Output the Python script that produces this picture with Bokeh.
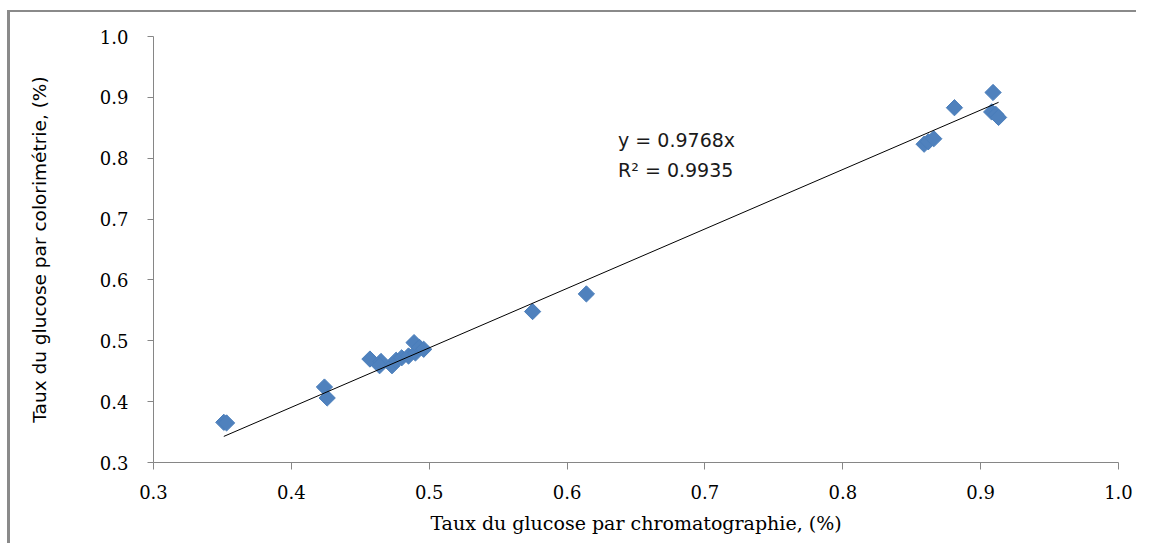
from bokeh.plotting import figure
from bokeh.models import Range1d, FixedTicker, NumeralTickFormatter, Label, ColumnDataSource
from bokeh.embed import file_html
from bokeh.resources import INLINE
import numpy as np

# Data
chromato = [0.351, 0.353, 0.424, 0.426, 0.457, 0.465, 0.464, 0.473, 0.476, 0.480,
            0.485, 0.489, 0.490, 0.493, 0.496, 0.575, 0.614, 0.859, 0.862, 0.866,
            0.881, 0.909, 0.908, 0.911, 0.913]
colori = [0.366, 0.365, 0.424, 0.406, 0.470, 0.466, 0.459, 0.459, 0.468, 0.472,
          0.475, 0.497, 0.480, 0.489, 0.486, 0.548, 0.577, 0.823, 0.827, 0.832,
          0.883, 0.908, 0.876, 0.872, 0.867]
slope = 0.9768
r2 = 0.9935
ticks = [0.3, 0.4, 0.5, 0.6, 0.7, 0.8, 0.9, 1.0]

W, H = 1129, 533
p = figure(width=W, height=H, output_backend="svg", toolbar_location=None,
           x_range=Range1d(0.3, 1.0), y_range=Range1d(0.3, 1.0),
           min_border_left=143, min_border_top=24, min_border_right=21, min_border_bottom=83)
p.styles = {"border-left": "3px solid #8a8a8a", "border-top": "2px solid #8a8a8a",
            "margin-left": "7px", "margin-top": "10px"}
p.outline_line_color = None
p.grid.visible = False
p.background_fill_color = "white"
p.border_fill_color = "white"

for ax in (p.xaxis[0], p.yaxis[0]):
    ax.ticker = FixedTicker(ticks=ticks)
    ax.formatter = NumeralTickFormatter(format="0.0")
    ax.axis_line_color = "#868686"
    ax.major_tick_line_color = "#868686"
    ax.minor_tick_line_color = None
    ax.major_tick_in = 0
    ax.major_label_text_font = "DejaVu Serif"
    ax.major_label_text_font_size = "18px"
    ax.major_label_text_color = "#000000"
    ax.axis_label_text_font_style = "normal"
    ax.axis_label_text_color = "#000000"

p.xaxis.major_tick_out = 7
p.yaxis.major_tick_out = 6
p.xaxis.major_label_standoff = 15
p.yaxis.major_label_standoff = 19
p.xaxis.axis_label = "Taux du glucose par chromatographie, (%)"
p.xaxis.axis_label_text_font = "DejaVu Serif"
p.xaxis.axis_label_text_font_size = "19px"
p.xaxis.axis_label_standoff = 10
p.yaxis.axis_label = "Taux du glucose par colorimétrie, (%)"
p.yaxis.axis_label_text_font = "DejaVu Sans"
p.yaxis.axis_label_text_font_size = "18.5px"
p.yaxis.axis_label_standoff = 47

src = ColumnDataSource(dict(x=chromato, y=colori))
p.scatter("x", "y", source=src, marker="square", size=11.5, angle=np.pi / 4,
          fill_color="#4F81BD", line_color="#4A7EBB", line_width=1)

tx = np.array([min(chromato), max(chromato)])
p.line(tx, slope * tx, line_color="#000000", line_width=1)

p.add_layout(Label(x=0.637, y=0.830, text=f"y = {slope}x", text_font="DejaVu Sans",
                   text_font_size="19px", text_baseline="middle", text_color="#1a1a1a"))
p.add_layout(Label(x=0.637, y=0.781, text=f"R² = {r2}", text_font="DejaVu Sans",
                   text_font_size="19px", text_baseline="middle", text_color="#1a1a1a"))

open("out.html", "w").write(file_html(p, INLINE))
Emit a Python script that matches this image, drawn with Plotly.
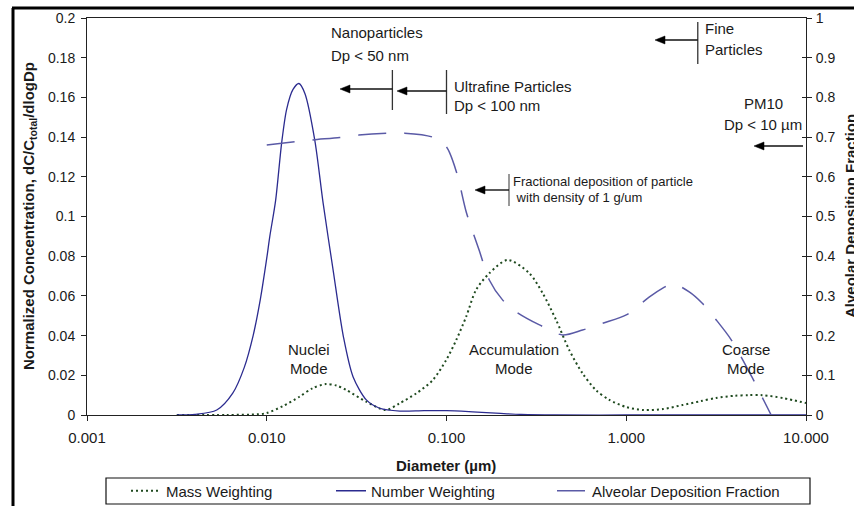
import numpy as np
import plotly.graph_objects as go

# ---- size distributions (diameter in µm) ----
mass_d = [0.00316, 0.0060, 0.0090, 0.0100, 0.0123, 0.0152, 0.0180, 0.0213, 0.0245, 0.0277,
          0.0358, 0.046, 0.0548, 0.0679, 0.0839, 0.0996, 0.1133, 0.1286, 0.146, 0.173,
          0.219, 0.289, 0.343, 0.407, 0.482, 0.571, 0.677, 0.805, 1.0, 1.25,
          1.6, 2.05, 2.6, 3.16, 4.0, 4.8, 5.7, 7.5, 10.0]
mass_v = [0.0, 0.0, 0.0004, 0.0010, 0.0045, 0.0092, 0.0135, 0.0156, 0.0148, 0.0126,
          0.0067, 0.0025, 0.0059, 0.0109, 0.0176, 0.0277, 0.0378, 0.0495, 0.063, 0.0714,
          0.0781, 0.0714, 0.0613, 0.0479, 0.0327, 0.021, 0.0126, 0.0076, 0.0040, 0.0025,
          0.003, 0.005, 0.007, 0.0086, 0.0097, 0.010, 0.010, 0.0085, 0.006]

number_d = [0.00316, 0.0040, 0.00527, 0.00647, 0.0075, 0.0084, 0.0092, 0.0100, 0.0104, 0.0112,
            0.0121, 0.0129, 0.0140, 0.0151, 0.0163, 0.0185, 0.0206, 0.0234, 0.0267, 0.0302,
            0.0358, 0.0425, 0.055, 0.075, 0.100, 0.140, 0.200, 0.260, 0.400, 1.0, 10.0]
number_v = [0.0, 0.0003, 0.0025, 0.011, 0.024, 0.040, 0.058, 0.079, 0.090, 0.108,
            0.137, 0.154, 0.164, 0.167, 0.162, 0.1385, 0.1066, 0.073, 0.0394, 0.0193,
            0.0076, 0.0034, 0.0020, 0.0022, 0.0022, 0.0016, 0.0008, 0.0003, 0.0, 0.0, 0.0]

alveolar_d = [0.0100, 0.0143, 0.0180, 0.0255, 0.0325, 0.0464, 0.0585, 0.0836, 0.100, 0.114,
              0.129, 0.152, 0.173, 0.205, 0.244, 0.329, 0.443, 0.571, 0.74, 1.0,
              1.34, 1.63, 1.80, 2.24, 2.64, 3.16, 3.83, 5.0, 5.7, 6.4]
alveolar_f = [0.680, 0.688, 0.693, 0.699, 0.705, 0.7095, 0.710, 0.700, 0.675, 0.61,
              0.51, 0.415, 0.34, 0.29, 0.26, 0.227, 0.2015, 0.214, 0.231, 0.252,
              0.297, 0.322, 0.332, 0.31, 0.282, 0.24, 0.19, 0.096, 0.045, 0.0]

# ---- axis ticks ----
x_ticks = [0.001, 0.01, 0.1, 1, 10]
x_tick_text = ["0.001", "0.010", "0.100", "1.000", "10.000"]
y_ticks = [0, 0.02, 0.04, 0.06, 0.08, 0.1, 0.12, 0.14, 0.16, 0.18, 0.2]
y_tick_text = ["0", "0.02", "0.04", "0.06", "0.08", "0.1", "0.12", "0.14", "0.16", "0.18", "0.2"]
y2_ticks = [0, 0.1, 0.2, 0.3, 0.4, 0.5, 0.6, 0.7, 0.8, 0.9, 1]
y2_tick_text = ["0", "0.1", "0.2", "0.3", "0.4", "0.5", "0.6", "0.7", "0.8", "0.9", "1"]

# ---- size-class boundaries (µm) ----
nano_cut = 0.05
ultrafine_cut = 0.1
fine_cut = 2.5
pm10_cut = 10

FONT = "Liberation Sans, Arial, sans-serif"
TXT = "#1a1a1a"
W, H = 854, 506
L, R, T, B = 87, 806, 18, 415  # plot area in pixels


def px_x(px):
    return (px - L) / (R - L)


def px_y(py):
    return (B - py) / (B - T)


def dia_x(d):
    return (np.log10(d) + 3) / 4


def dia_px(d):
    return L + dia_x(d) * (R - L)


fig = go.Figure()
fig.add_trace(go.Scatter(
    x=mass_d, y=mass_v, name="Mass Weighting", mode="lines",
    line=dict(color="#1f4a1f", width=2, dash="2px,3px", shape="spline", smoothing=0.8),
    legendwidth=160))
fig.add_trace(go.Scatter(
    x=number_d, y=number_v, name="Number Weighting", mode="lines",
    line=dict(color="#2b2b8f", width=1.3, shape="spline", smoothing=0.8),
    legendwidth=176))
fig.add_trace(go.Scatter(
    x=alveolar_d, y=alveolar_f, name="Alveolar Deposition Fraction", mode="lines",
    yaxis="y2",
    line=dict(color="#5a5aa6", width=1.5, dash="28px,18px", shape="spline", smoothing=0.8),
    legendwidth=205))
# carrier for the inward half of the right-hand tick marks
fig.add_trace(go.Scatter(x=[1], y=[0], yaxis="y3", mode="none", showlegend=False,
                         hoverinfo="skip"))

axis_common = dict(showgrid=False, zeroline=False, showline=True, linecolor="#222",
                   linewidth=1, ticks="outside", ticklen=5, tickcolor="#222", tickwidth=1)

fig.update_layout(
    width=W, height=H, autosize=False,
    margin=dict(l=L, r=W - R, t=T, b=H - B, autoexpand=False),
    paper_bgcolor="white", plot_bgcolor="white",
    font=dict(family=FONT, color=TXT),
    xaxis=dict(type="log", range=[-3, 1], tickvals=x_ticks, ticktext=x_tick_text,
               tickfont=dict(size=15), mirror=True, ticklabelstandoff=4, **axis_common),
    yaxis=dict(range=[0, 0.2], tickvals=y_ticks, ticktext=y_tick_text,
               tickfont=dict(size=14), ticklabelstandoff=3, **axis_common),
    yaxis2=dict(range=[0, 1], overlaying="y", side="right", tickvals=y2_ticks,
                ticktext=y2_tick_text, tickfont=dict(size=14), ticklabelstandoff=1,
                **axis_common),
    yaxis3=dict(range=[0, 1], overlaying="y", side="right", tickvals=y2_ticks,
                showticklabels=False, showline=False, showgrid=False, zeroline=False,
                ticks="inside", ticklen=4, tickcolor="#222", tickwidth=1),
    showlegend=True,
    legend=dict(orientation="h", x=px_x(126), xanchor="left", y=px_y(491), yanchor="middle",
                font=dict(size=15, family=FONT, color=TXT), bgcolor="rgba(0,0,0,0)",
                borderwidth=0, traceorder="normal"),
)

shapes = []
# legend frame
shapes.append(dict(type="rect", xref="paper", yref="paper",
                   x0=px_x(106), x1=px_x(810), y0=px_y(504), y1=px_y(478),
                   line=dict(color="#111", width=1.2)))
# outer frame (left and top edges)
shapes.append(dict(type="line", xref="paper", yref="paper",
                   x0=px_x(13), x1=px_x(13), y0=px_y(8), y1=px_y(508),
                   line=dict(color="black", width=3)))
shapes.append(dict(type="line", xref="paper", yref="paper",
                   x0=px_x(12), x1=px_x(856), y0=px_y(8), y1=px_y(8),
                   line=dict(color="black", width=3)))
# size-class markers
for d, ya, yb in [(nano_cut, 70, 110), (ultrafine_cut, 70, 114), (fine_cut, 22, 64)]:
    shapes.append(dict(type="line", xref="paper", yref="paper",
                       x0=dia_x(d), x1=dia_x(d), y0=px_y(ya), y1=px_y(yb),
                       line=dict(color="#333", width=1.3)))
shapes.append(dict(type="line", xref="paper", yref="paper",
                   x0=px_x(509), x1=px_x(509), y0=px_y(174), y1=px_y(206),
                   line=dict(color="#555", width=1.2)))


def arrow(tail_px, tip_px, py, head=10, half=4):
    """Left-pointing arrow: shaft as a line, head as a filled triangle."""
    shapes.append(dict(type="line", xref="paper", yref="paper",
                       x0=px_x(tail_px), x1=px_x(tip_px + head - 1), y0=px_y(py), y1=px_y(py),
                       line=dict(color="#111", width=1.4)))
    path = "M {:.5f},{:.5f} L {:.5f},{:.5f} L {:.5f},{:.5f} Z".format(
        px_x(tip_px), px_y(py), px_x(tip_px + head), px_y(py - half),
        px_x(tip_px + head), px_y(py + half))
    shapes.append(dict(type="path", xref="paper", yref="paper", path=path,
                       fillcolor="black", line=dict(color="black", width=0.5)))


arrow(dia_px(nano_cut), 340, 89)
arrow(dia_px(ultrafine_cut), 397, 91)
arrow(dia_px(fine_cut), 655, 40)
arrow(dia_px(pm10_cut) - 3, 754, 146)
arrow(509, 475, 190)
fig.update_layout(shapes=shapes)

ann = []


def label(text, px, py, size=15, anchor="left", bold=False, angle=0):
    if bold:
        text = "<b>" + text + "</b>"
    ann.append(dict(text=text, xref="paper", yref="paper", x=px_x(px), y=px_y(py),
                    xanchor=anchor, yanchor="middle", showarrow=False, textangle=angle,
                    font=dict(size=size, family=FONT, color=TXT)))


label("Nanoparticles", 329, 33)
label("Dp &lt; 50 nm", 329, 55)
label("Ultrafine Particles", 452, 86)
label("Dp &lt; 100 nm", 452, 106)
label("Fine", 703, 28)
label("Particles", 703, 49)
label("PM10", 763, 103, anchor="center")
label("Dp &lt; 10 µm", 763, 124, anchor="center")
label("Fractional deposition of particle", 511, 181, size=13)
label(" with density of 1 g/um", 511, 197, size=13)
label("Nuclei", 309, 349, anchor="center")
label("Mode", 309, 368, anchor="center")
label("Accumulation", 514, 349, anchor="center")
label("Mode", 514, 368, anchor="center")
label("Coarse", 746, 349, anchor="center")
label("Mode", 746, 368, anchor="center")

label("Diameter (µm)", 446, 465, anchor="center", bold=True)
label("Normalized Concentration, dC/C<sub>total</sub>/dlogDp", 30, 216, anchor="center",
      bold=True, angle=-90)
label("Alveolar Deposition Fraction", 851, 216, anchor="center", bold=True, angle=-90)

fig.update_layout(annotations=ann)
fig.write_html("out.html")
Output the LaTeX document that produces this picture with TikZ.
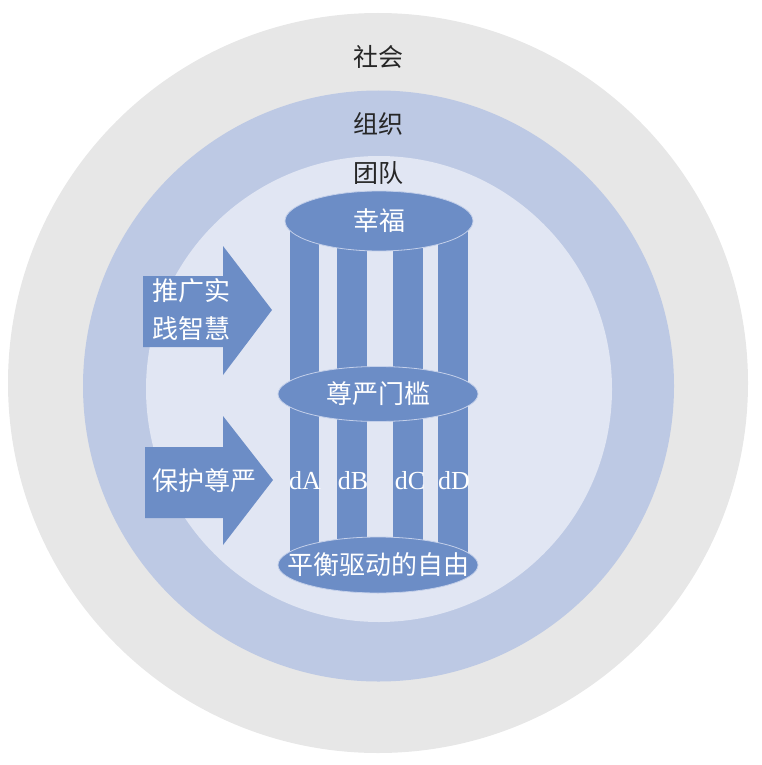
\documentclass[tikz,border=0pt]{standalone}
\usepackage{fontspec}
\setmainfont{Liberation Serif}
\newfontfamily\cjk{Noto Sans CJK SC}
\usetikzlibrary{shapes.geometric}
\definecolor{ringgray}{RGB}{231,231,231}
\definecolor{ringmid}{RGB}{189,201,228}
\definecolor{ringin}{RGB}{225,230,243}
\definecolor{shapeblue}{RGB}{108,141,198}
\definecolor{edgeblue}{RGB}{196,208,234}
\definecolor{labeltext}{RGB}{38,38,38}
\tikzset{
  ring/.style={circle, inner sep=0pt, minimum size=#1},
  bar/.style={fill=shapeblue, draw=none},
  disc/.style={ellipse, fill=shapeblue, draw=edgeblue, line width=0.8pt, inner sep=0pt},
  lvl/.style={font=\cjk\fontsize{25}{28}\selectfont, text=labeltext},
  wtxt/.style={font=\cjk\fontsize{26}{30}\selectfont, text=white},
  dtxt/.style={font=\fontsize{26}{28}\selectfont, text=white, inner sep=0pt},
  arrowshape/.style={fill=shapeblue, draw=none}
}
\begin{document}
\begin{tikzpicture}[x=1pt, y=-1pt]
\useasboundingbox (0,0) rectangle (762,765);
% rings
\node[ring=740pt, fill=ringgray] (society) at (378,383) {};
\node[ring=591pt, fill=ringmid] (org) at (378.5,386) {};
\node[ring=466pt, fill=ringin] (team) at (379,389) {};
\node[lvl] (lsociety) at (378,57) {社会};
\node[lvl] (lorg) at (378,124) {组织};
\node[lvl] (lteam) at (378,173) {团队};
% pillars
\fill[bar] (290,221) rectangle (319,560);
\fill[bar] (337,221) rectangle (367,560);
\fill[bar] (393,221) rectangle (423,560);
\fill[bar] (438,221) rectangle (468,560);
% discs
\node[disc, minimum width=188pt, minimum height=60pt] (happy) at (379,221) {};
\node[wtxt] at (happy.center) {幸福};
\node[disc, minimum width=200pt, minimum height=55pt] (dignity) at (378,394) {};
\node[wtxt] at (dignity.center) {尊严门槛};
\node[disc, minimum width=200pt, minimum height=56pt] (freedom) at (378,565) {};
\node[wtxt, inner sep=0pt] at (freedom.center) {平衡驱动的自由};
% pillar labels
\node[dtxt] (dA) at (305,481) {dA};
\node[dtxt] (dB) at (353,481) {dB};
\node[dtxt] (dC) at (410,481) {dC};
\node[dtxt] (dD) at (454,481) {dD};
% arrows
\fill[arrowshape] (143,276) -- (223,276) -- (223,246) -- (272,310) -- (223,375) -- (223,347) -- (143,347) -- cycle;
\node[wtxt, align=left, anchor=west, inner sep=0pt, font=\cjk\fontsize{26}{38}\selectfont] (promote) at (152,310) {推广实\\践智慧};
\fill[arrowshape] (145,447) -- (223,447) -- (223,416) -- (273,480) -- (223,545) -- (223,518) -- (145,518) -- cycle;
\node[wtxt, inner sep=0pt] (protect) at (204,481) {保护尊严};
\end{tikzpicture}
\end{document}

□ □ □ □

From the line containing "Emit a Python" to the line containing "import plotly.graph_objects as go", both lines included, give the text again exactly, without any pictures.

Correct answer:
Emit a Python script that matches this image, drawn with Plotly.
import numpy as np
import plotly.graph_objects as go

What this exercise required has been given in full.